The band released their self titled debut LP in 1967. Home to several of the band’s most famous compositions (“Light My Fire”, “Break On Through”, “The End”), it set out the band’s agenda from the off. It featured the famous band logo on the front, and perhaps telling of how much of a rockstar Morrison would become, features his image far more prominently than his band mates. Before the year end, the band had a second classic album in the shops, “Strange Days”, housed in the famous “circus performers” sleeve. It was home to the epic “When The Music’s Over” and “People Are Strange”, later covered by uber-fans Echo And The Bunnymen, and continued the band’s psychedelic blues style.

1968’s “Waiting For The Sun”, housed in a beautiful sleeve with the sun providing a backdrop behind the four band members, has been the subject of mixed reviews over the years. Home to the bouncy organ pop of “Hello I Love You”, it was this move away from the more “far out” sound of their past that upset some of their most vocal supporters, but it was also home to the snarling anti-war march of “The Unknown Soldier”, and last time I listened to it, it sounded quite good.

Similarly, few people seem to ever name check 1969’s “The Soft Parade”, although it’s title was appropriated by the Brighton based band of the same name (although later changed to “The Electric Soft Parade” due to legal wrangling with a Doors cover band who were already using the name). However, I seem to recall having listened to this one numerous times over the years and enjoying it every time, perhaps the prog-esque looking title track, nine minutes in length, has always been epic enough to entice me back time and time again.

But it was 1970’s “Morrison Hotel” that was regarded as a superior album, their “comeback”, driven along by the boogie woogie romp that was album opener “Roadhouse Blues”. Parts of the album consisted of songs originally started on several years earlier (“Waiting For The Sun”, after it failed to make the LP of the same name, appeared here instead) which would suggest an element of barrel scraping, but critics love it. I think the picture of the band looking out of the window of an actual Morrison Hotel is rather clever.

Another one I keep returning to, probably because of it being home to two enormous Doors tunes, is 1971’s “LA Woman”. The title track is a glorious eight minute, hi energy, rock and roll blues workout, but the crowning achievement has to be the closing “Riders On The Storm”, a beautiful, atmospheric, and epic piece of music, whenever I hear it, it conjures up images in my head of some big Cadillac car driving through the desert, with nobody and nothing else in sight. It’s a stunning, towering piece of work, a brilliant end to a magnificent record - and also, strangely, more or less, the song marking the end of the band’s career. Only a few months later, Morrison was found dead in Paris.

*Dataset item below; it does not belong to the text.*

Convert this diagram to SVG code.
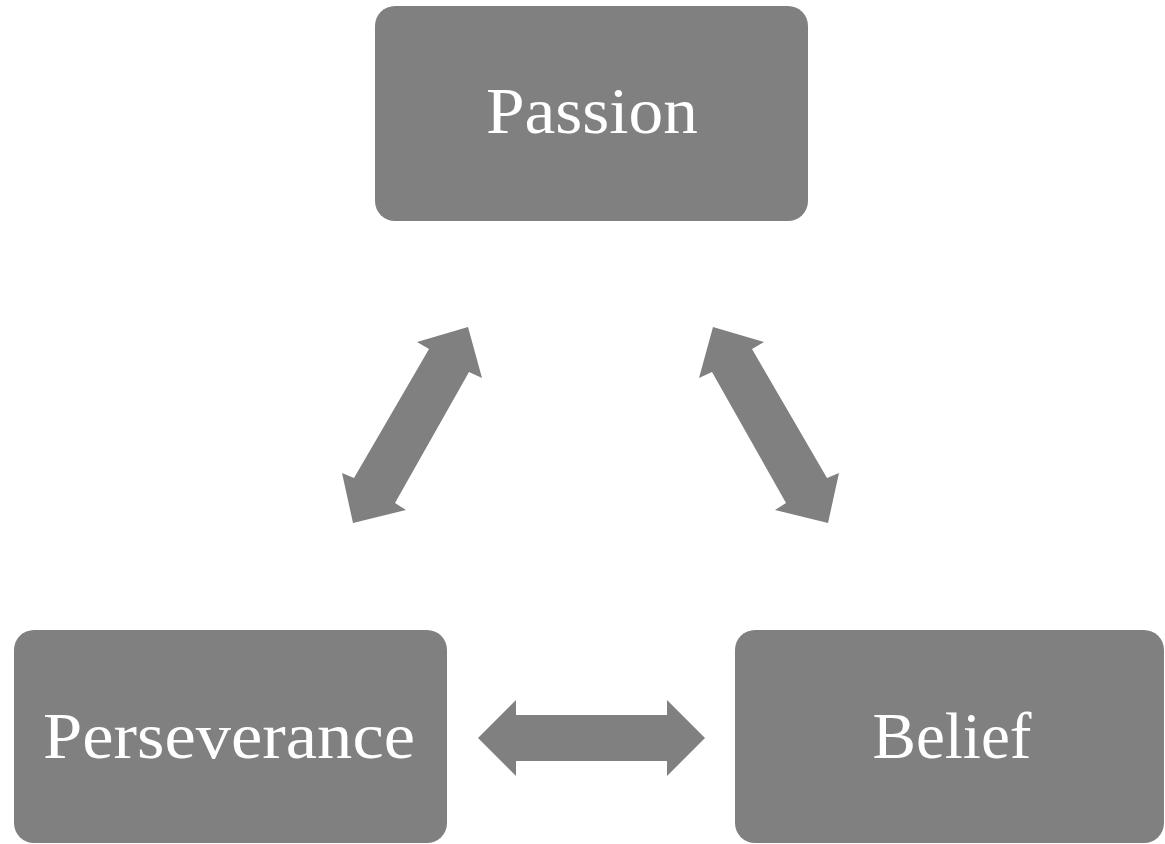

The band decided to carry on, keyboard player Ray Manzarek had sung lead on several Doors tunes previously, and thus sort of took over as front man. Two albums with the remaining trio, “Other Voices” and “Full Circle”, were issued in October 71 and July 72 respectively before they finally split, and for many years, these albums have been dismissed or ignored by many - including the band themselves. Try hard enough, and you will find these records on CD (they can be found on what seem to be unofficial 2-on-1 sets), but unlike the other albums in the back catalogue, they haven’t been reissued multiple times since their original release, and probably remain as the black sheep of The Doors family.

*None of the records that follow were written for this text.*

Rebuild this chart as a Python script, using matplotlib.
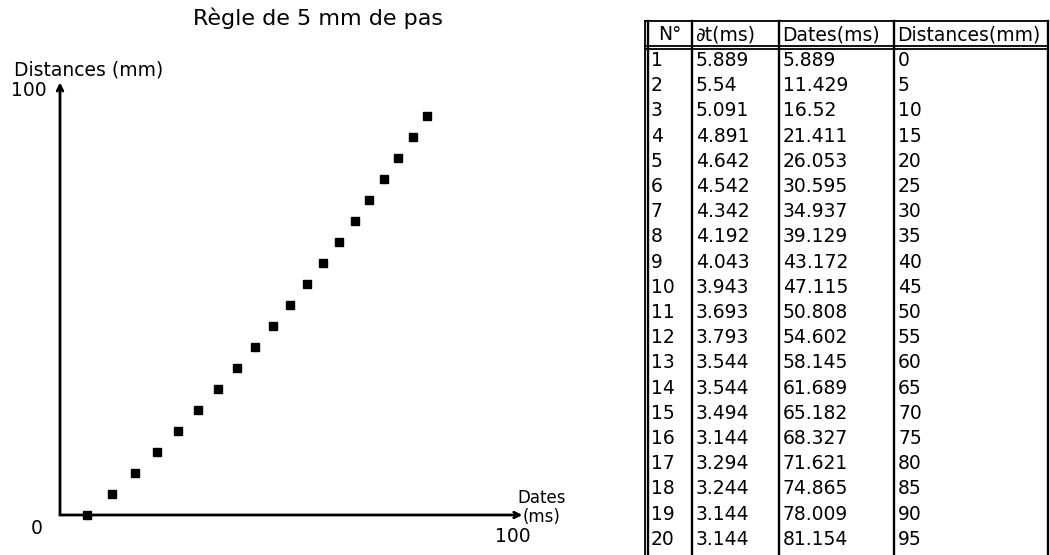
import numpy as np
import matplotlib.pyplot as plt

# table / chart data
num = list(range(1, 21))
dt = [5.889, 5.54, 5.091, 4.891, 4.642, 4.542, 4.342, 4.192, 4.043, 3.943,
      3.693, 3.793, 3.544, 3.544, 3.494, 3.144, 3.294, 3.244, 3.144, 3.144]
dates = [5.889, 11.429, 16.52, 21.411, 26.053, 30.595, 34.937, 39.129, 43.172, 47.115,
         50.808, 54.602, 58.145, 61.689, 65.182, 68.327, 71.621, 74.865, 78.009, 81.154]
distances = [0, 5, 10, 15, 20, 25, 30, 35, 40, 45,
             50, 55, 60, 65, 70, 75, 80, 85, 90, 95]
headers = ["N°", "∂t(ms)", "Dates(ms)", "Distances(mm)"]

W, H = 1050, 555
fig = plt.figure(figsize=(W / 100, H / 100), dpi=100)
fig.patch.set_facecolor("white")

# overlay in pixel coordinates for text and table
over = fig.add_axes([0, 0, 1, 1])
over.set_xlim(0, W)
over.set_ylim(H, 0)
over.axis("off")

fs = 13.5

# scatter plot area: x 0..100 -> px 60..512, y 0..100 -> px 515..95
ax = fig.add_axes([60 / W, (H - 515) / H, 452 / W, 420 / H])
ax.set_xlim(0, 100)
ax.set_ylim(0, 100)
ax.axis("off")
ax.plot(dates, distances, "s", color="black", markersize=6, clip_on=False)
ax.annotate("", xy=(102.3, 0), xytext=(0, 0),
            arrowprops=dict(arrowstyle="->", lw=2, color="black",
                            shrinkA=0, shrinkB=0), annotation_clip=False)
ax.annotate("", xy=(0, 103), xytext=(0, 0),
            arrowprops=dict(arrowstyle="->", lw=2, color="black",
                            shrinkA=0, shrinkB=0), annotation_clip=False)

over.text(318, 18, "Règle de 5 mm de pas", fontsize=16, ha="center", va="center")
over.text(14, 70, "Distances (mm)", fontsize=fs, ha="left", va="center")
over.text(47, 90, "100", fontsize=fs, ha="right", va="center")
over.text(37, 529, "0", fontsize=fs, ha="center", va="center")
over.text(513, 536, "100", fontsize=fs, ha="center", va="center")
over.text(517, 498, "Dates", fontsize=12, ha="left", va="center")
over.text(523, 517, "(ms)", fontsize=12, ha="left", va="center")

# table
top, head_bot, row_h = 21, 47, 25.2
col_x = [648, 692, 779, 894, 1048]
lw = 1.3
over.plot([col_x[0] - 3, col_x[-1]], [top, top], color="black", lw=lw)
over.plot([col_x[0] - 3, col_x[-1]], [head_bot - 1.5, head_bot - 1.5], color="black", lw=lw)
over.plot([col_x[0] - 3, col_x[-1]], [head_bot + 1.5, head_bot + 1.5], color="black", lw=lw)
over.plot([col_x[0] - 3, col_x[0] - 3], [top, H], color="black", lw=lw)
for x in col_x:
    over.plot([x, x], [top, H], color="black", lw=lw + 0.4)

head_y = (top + head_bot) / 2 + 1
over.text((col_x[0] + col_x[1]) / 2, head_y, headers[0], fontsize=fs, ha="center", va="center")
for j in range(1, 4):
    over.text(col_x[j] + 3, head_y, headers[j], fontsize=fs, ha="left", va="center")

for i in range(len(num)):
    y = head_bot + (i + 0.5) * row_h + 1
    over.text(col_x[0] + 3, y, str(num[i]), fontsize=fs, ha="left", va="center")
    over.text(col_x[1] + 4, y, f"{dt[i]:g}", fontsize=fs, ha="left", va="center")
    over.text(col_x[2] + 4, y, f"{dates[i]:g}", fontsize=fs, ha="left", va="center")
    over.text(col_x[3] + 4, y, str(distances[i]), fontsize=fs, ha="left", va="center")

fig.savefig("out.png", dpi=100, facecolor="white")
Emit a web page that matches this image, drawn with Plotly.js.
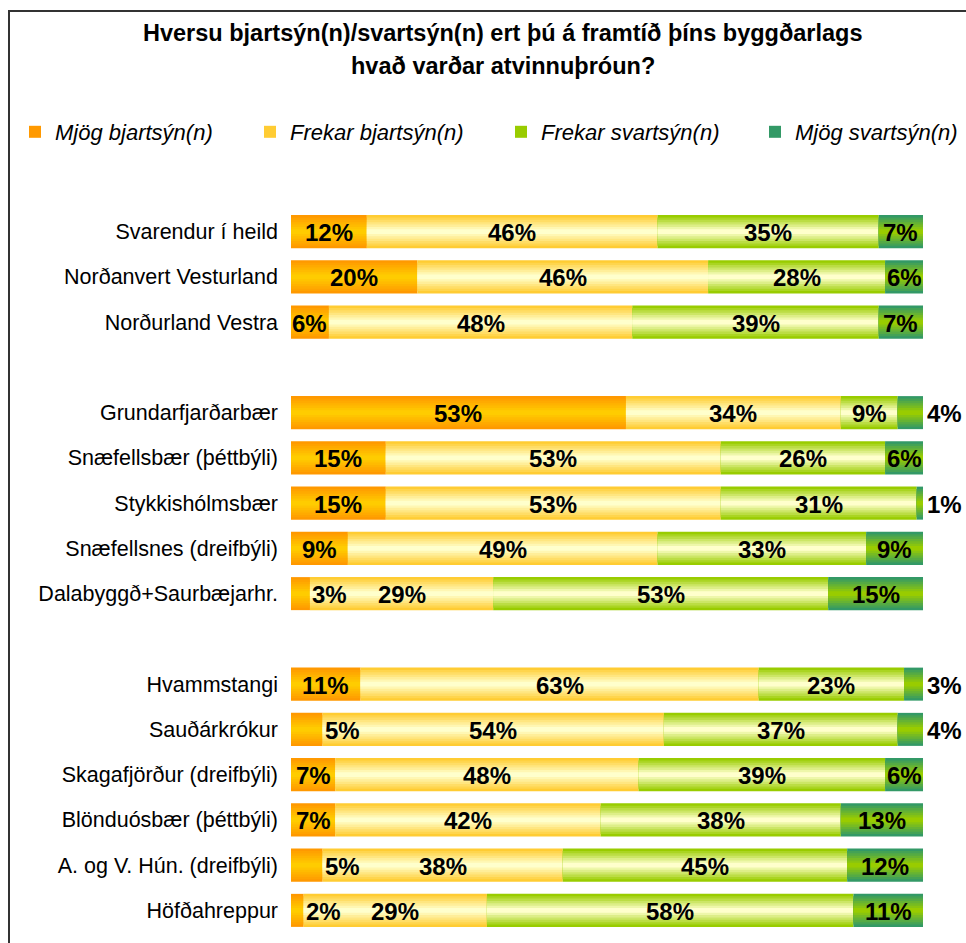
<!DOCTYPE html>
<html><head><meta charset="utf-8">
<script src="https://cdn.plot.ly/plotly-3.0.1.min.js"></script>
<style>
body{margin:0;background:#fff}
#chart{position:absolute;left:0;top:0;width:966px;height:943px}
#frame{position:absolute;left:8px;top:10px;width:958px;height:933px;border-left:2px solid #333;border-top:2px solid #333;pointer-events:none}
</style>
</head><body>
<div id="chart"></div><div id="frame"></div>
<script>
// ---- data ----
const categories = ["Svarendur í heild","Norðanvert Vesturland","Norðurland Vestra"," ",
  "Grundarfjarðarbær","Snæfellsbær (þéttbýli)","Stykkishólmsbær","Snæfellsnes (dreifbýli)","Dalabyggð+Saurbæjarhr.","  ",
  "Hvammstangi","Sauðárkrókur","Skagafjörður (dreifbýli)","Blönduósbær (þéttbýli)","A. og V. Hún. (dreifbýli)","Höfðahreppur"];
const mjogBjartsyn   = [12,20, 6,null,53,15,15, 9, 3,null,11, 5, 7, 7, 5, 2];
const frekarBjartsyn = [46,46,48,null,34,53,53,49,29,null,63,54,48,42,38,29];
const frekarSvartsyn = [35,28,39,null, 9,26,31,33,53,null,23,37,39,38,45,58];
const mjogSvartsyn   = [ 7, 6, 7,null, 4, 6, 1, 9,15,null, 3, 4, 6,13,12,11];
const seriesNames = ["Mjög bjartsýn(n)","Frekar bjartsýn(n)","Frekar svartsýn(n)","Mjög svartsýn(n)"];
const titleLines = ["Hversu bjartsýn(n)/svartsýn(n) ert þú á framtíð þíns byggðarlags","hvað varðar atvinnuþróun?"];

// ---- styles ----
const edgeColors   = [[255,153,0],[255,204,51],[153,204,0],[51,153,102]];
const centerColors = [[255,204,0],[255,255,204],[255,255,204],[153,204,0]];
const legendTextX  = [55, 290, 541, 795];
const BAR_W = 0.73, BANDS = 7;
const W = 966, H = 943;
const M = {l:291, r:0, t:209, b:10};
const PX_PER_100 = 632;                  // pixel length of a 100 % bar
const plotH = H - M.t - M.b, plotW = W - M.l - M.r;
const xMax = 100 * plotW / PX_PER_100;
const px2x = p => (p - M.l) / plotW;
const px2y = p => (H - M.b - p) / plotH;
const FONT = "Liberation Sans, Arial, sans-serif";

const allSeries = [mjogBjartsyn, frekarBjartsyn, frekarSvartsyn, mjogSvartsyn];
const bases = allSeries.map((s, si) => s.map((v, i) => {
  let b = 0; for (let k = 0; k < si; k++) b += (allSeries[k][i] || 0); return b;
}));
const mix = (a, b, t) => 'rgb(' + a.map((v, i) => Math.round(v + (b[i] - v) * t)).join(',') + ')';
const legendId = si => si === 0 ? 'legend' : 'legend' + (si + 1);

const traces = [];
allSeries.forEach((s, si) => {
  for (let k = 0; k < BANDS; k++) {
    const t = k / (BANDS - 1);
    traces.push({
      type: 'bar', orientation: 'h', y: categories, x: s.map(v => v == null ? 0 : v), base: bases[si],
      width: BAR_W * (1 - k / BANDS), name: seriesNames[si], legendgroup: 'g' + si, legend: legendId(si),
      showlegend: k === 0, marker: {color: mix(edgeColors[si], centerColors[si], t), line: {width: 0}},
      hoverinfo: 'skip'
    });
  }
});

// value labels (data coordinates)
const isSmallOut = (si, v) => v != null && ((si === 0 && v < 6) || (si === 3 && v < 5));
const valueLabels = [];
allSeries.forEach((s, si) => s.forEach((v, i) => {
  if (v == null) return;
  const out = isSmallOut(si, v);
  valueLabels.push({
    text: v + '%', xref: 'x', yref: 'y', y: categories[i],
    x: out ? bases[si][i] + v + (si === 3 ? 0.3 : 0) : bases[si][i] + v / 2,
    xanchor: out ? 'left' : 'center', yanchor: 'middle', yshift: -1, showarrow: false,
    font: {family: FONT, size: 24, color: '#000', weight: 'bold'}
  });
}));

const layout = {
  width: W, height: H, margin: M, barmode: 'overlay',
  paper_bgcolor: '#fff', plot_bgcolor: 'rgba(0,0,0,0)', showlegend: true,
  xaxis: {range: [0, xMax], visible: false, fixedrange: true},
  yaxis: {type: 'category', categoryarray: categories, categoryorder: 'array',
          range: [categories.length - 0.5, -0.5], autorange: false,
          showgrid: false, zeroline: false, showline: false, ticks: '', ticklabelstandoff: 12,
          tickfont: {family: FONT, size: 21.5, color: '#000'}, fixedrange: true},
  annotations: titleLines.map((t, i) => ({
    text: t, xref: 'paper', yref: 'paper', x: px2x(503), y: px2y(33 + 33 * i),
    xanchor: 'center', yanchor: 'middle', showarrow: false,
    font: {family: FONT, size: 23.5, color: '#000', weight: 'bold'}
  })).concat(valueLabels)
};
seriesNames.forEach((n, si) => {
  layout[legendId(si)] = {
    orientation: 'h', xref: 'container', yref: 'container', x: (legendTextX[si] - 40) / W, y: 1 - 132 / H,
    yanchor: 'middle', xanchor: 'left', bgcolor: 'rgba(0,0,0,0)',
    font: {family: FONT, size: 22, color: '#000', style: 'italic'}
  };
});
Plotly.newPlot('chart', traces, layout, {displayModeBar: false, staticPlot: true});
</script>
</body></html>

Before the band’s six albums were reissued as 40th Anniversary editions from 2007 onwards (often with alternate mixes of several songs included instead of the original versions), several boxsets had been issued that had cobbled them together in one place. I have a 1999 set called “The Complete Studio Recordings” (US Only 7xCD, Elektra 62434-2), which has reissues of all of the Morrison era albums, along with a CD of rarities called “Essential Rarities”, which included one previously unreleased song (this bonus album was later released separately in it‘s own right). Each of the albums were housed in vinyl style boxed sleeves, with each CD housed in a nifty paper inner sleeve as well, and were designed to return the design of the albums back to their original LP state - “LA Woman” came in the “shiny see through” cover of the original, previous CD releases having just tried to replicate this design by simply using the basic cover image with the photo of the band tinted in yellow. “The Doors” is also of interest, because some previous vocals “lost” in the mix of the original 1967 version, were brought to the forefront - both “Break On Through” and “The End” have sections that are significantly different to the original version(s).

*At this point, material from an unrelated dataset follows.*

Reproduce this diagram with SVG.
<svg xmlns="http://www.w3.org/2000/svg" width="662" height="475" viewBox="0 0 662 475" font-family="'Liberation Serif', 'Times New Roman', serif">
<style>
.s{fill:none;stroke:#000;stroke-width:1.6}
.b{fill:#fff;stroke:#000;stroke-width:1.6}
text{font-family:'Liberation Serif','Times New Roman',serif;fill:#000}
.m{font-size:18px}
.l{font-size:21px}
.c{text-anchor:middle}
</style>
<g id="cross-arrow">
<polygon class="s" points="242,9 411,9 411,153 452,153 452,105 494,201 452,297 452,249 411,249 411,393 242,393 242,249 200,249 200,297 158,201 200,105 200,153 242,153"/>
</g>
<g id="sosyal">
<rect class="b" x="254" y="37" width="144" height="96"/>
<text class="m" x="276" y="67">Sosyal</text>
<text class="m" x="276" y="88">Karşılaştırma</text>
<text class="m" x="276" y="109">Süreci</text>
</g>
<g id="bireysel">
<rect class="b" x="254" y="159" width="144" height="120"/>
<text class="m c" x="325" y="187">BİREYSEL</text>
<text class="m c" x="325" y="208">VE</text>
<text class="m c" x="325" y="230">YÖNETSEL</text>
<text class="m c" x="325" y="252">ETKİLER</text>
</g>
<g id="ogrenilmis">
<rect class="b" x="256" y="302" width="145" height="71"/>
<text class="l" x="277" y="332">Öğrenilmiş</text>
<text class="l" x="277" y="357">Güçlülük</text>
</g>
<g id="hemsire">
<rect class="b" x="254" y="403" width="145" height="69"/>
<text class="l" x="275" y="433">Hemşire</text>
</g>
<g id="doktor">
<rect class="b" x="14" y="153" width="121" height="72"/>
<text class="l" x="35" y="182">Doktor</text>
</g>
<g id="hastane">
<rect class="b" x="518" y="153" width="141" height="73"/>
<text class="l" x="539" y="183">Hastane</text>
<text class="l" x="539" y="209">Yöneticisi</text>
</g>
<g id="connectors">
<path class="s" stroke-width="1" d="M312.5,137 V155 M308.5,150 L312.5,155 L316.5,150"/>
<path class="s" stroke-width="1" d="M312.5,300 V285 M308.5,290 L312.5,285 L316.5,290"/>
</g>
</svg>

I have never really thought of The Doors as a singles band - indeed, I think that most of my singles are from countries other than the UK. But the band did originally issue 15 singles with Morrison, and three more without, although some were spectacular flops. The band also didn’t really do “B-sides”, with only “Who Scared You” and “Don’t Go No Further” being non album flipsides from the Morrison days, and “Treetrunk” thereafter. The aforementioned “Essential Rarities” CD includes “Who Scared You”, although the version in the “Complete Studio” boxset is an edited mix. The version on the “separately released” edition is the original mix. After the end of the band, several posthumous singles would surface, often using an A-side that had previously been released as a single in the UK before (such as 1991’s “Light My Fire”) but sometimes not (1980’s “The End”).


With the band having garnered something of a live reputation (even without mentioning that “on stage exposure“ incident in Miami), it should come as no surprise that a sizeable number of live releases have surfaced ever since the band’s first live record, 1970’s “Absolutely Live”, issued after the release of “Morrison Hotel” and thus the only live album to appear whilst Morrison was still alive.

1983’s “Alive She Cried”, I guess, was an attempt to get new Doors material out on the market - it was an LP consisting entirely of unreleased live recordings, and probably showed that the vaults were full of Doors tapes just waiting to be exhumed. To further emphasize it’s importance, the live version of “Gloria” included on the LP was issued as a UK single to coincide. Although “Live At The Hollywood Bowl” is listed as it’s official follow up, this was actually just an EP (or mini album) that surfaced in 1987. It has since been revamped into a full blown album, and is also available, in a variety of forms, on both VHS and DVD.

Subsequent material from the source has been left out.